Observations placeholder
Ramon Medina Silva - And Waterfall stimulation
Identifier
000765
Type of Spiritual Experience
Background
A description of the experience
Barbara Myerhoff – Shamanic Equlibrium: Balance and Meditation in known and unknown worlds
I first became aware of the significance of the shaman's need for exquisite balance in my contact with the Huichol Indians of North Central Mexico several years ago. For some time I had been working with a Huichol mara'akame, or shaman priest, named Ramon Medina Silva.
One afternoon, without explanation, he interrupted our sessions of taping mythology to take a party of Huichol friends and myself, to an area outside his home. It was a region of steep barrancas cut by a rapid waterfall cascading perhaps a thousand feet over jagged, slippery rocks.
At the edge of the fall, Ramon removed his sandals and announced that this was a special place for shamans.
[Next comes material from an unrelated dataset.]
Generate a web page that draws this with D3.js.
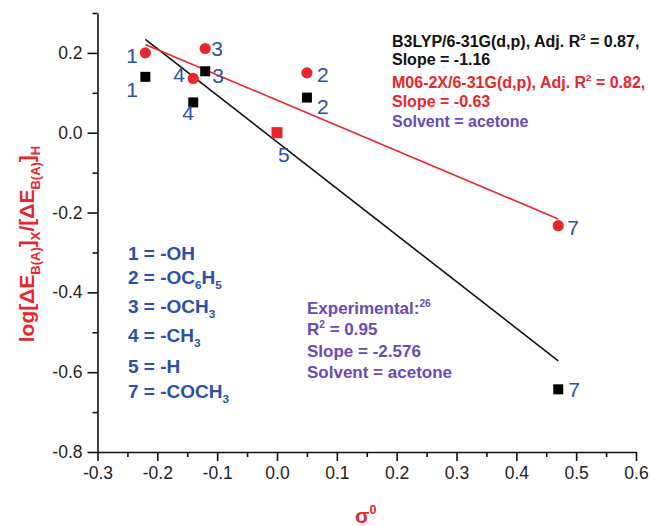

He proceeded to leap across the waterfall, from rock to rock, frequently pausing, his body bent forward, his arms outspread, head thrown back, entirely bird-like poised motionlessly on one foot. He disappeared, re-emerged, leaped about, and finally achieved the other side.
I was frightened and puzzled by the performance, but none of the Huichols there seemed at all worried. The wife of one of the older Huichol men told me that her husband had started to become a mara'akame but had failed because he lacked balance. I assumed that she referred to his social and personal unsteadiness, for he was an alcoholic and something of a deviant.
I knew I had witnessed a virtuoso display of balance, but it was not until the next day when discussing this event with Ramon that I began to understand more clearly what had occurred.
“The mara'akame, must have superb equilibrium” he said and demonstrated the point by using his fingers to march up his violin bow. "Otherwise he will not reach his destination and will fall this way or that'" And his fingers plunged into an imaginary abyss.
"One crosses over; it is very narrow and without balance, one is eaten by those animals waiting below”.